Sunday, August 17th, 2008 • 2 Comments on Woody and Me
Yesterday, I got my notification that my screenplay For Ever isn’t a finalist in the Virginia Film Office’s annual competition. It wasn’t really a surprise—it is, after all, my very first script—but I still had a moment of disappointment. I really love my story and I know it would make a good film. I received some terrific feedback, which was one reason I was interested in entering this contest. Some of the criticism reinforced what I already knew and there were enough positive and encouraging comments to make me want to jump back into the next draft. All in all, it was a good experience.
I saw Woody Allen’s Vicky Cristina Barcelona with Jae this afternoon and was reminded of my own screenplay because of how he explores non-traditional attitudes toward relationships. Of course, Allen’s film is about the different configurations of romantic relationships and my screenplay is about what defines a family, though there is a non-traditional romantic relationship at the heart of it all. While Allen’s story has an ironic sadness about it as the characters never seem to be happy with what they have in any given moment, my story has three women at odds with each other who learn to lean on each other in order to survive and come out stronger because of their bond. Oh, and there’s the most important difference between Allen and me, of course: Woody Allen gets his screenplays made into films while I’m still trying to figure out this game of screenwriting.

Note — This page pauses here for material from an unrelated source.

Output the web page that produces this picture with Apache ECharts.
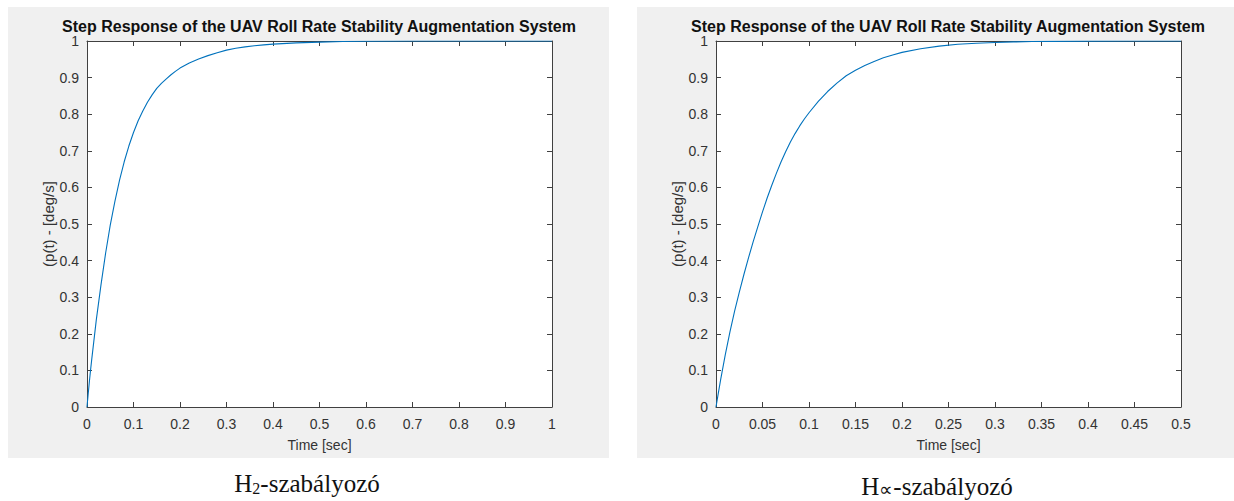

The hardest thing about writing a screenplay is getting the story to fit the time frame. In a novel, if you need two or three extra scenes to clarify the relationship between characters, you simply add another twenty or thirty pages to your manuscript. If that makes your novel run a little too long, you go back through and trim a paragraph from each of the rest of the chapters. It’s difficult to take anything out of a screenplay without sacrificing something, but sometimes it’s necessary in order to add something else that’s more important. I’m still learning how to do that.
As Jae (and my screenwriting professor) pointed out, I could always write For Ever as a novel. Tempting, but I’d really like to get it right as a screenplay. After all, it’s what Woody would do.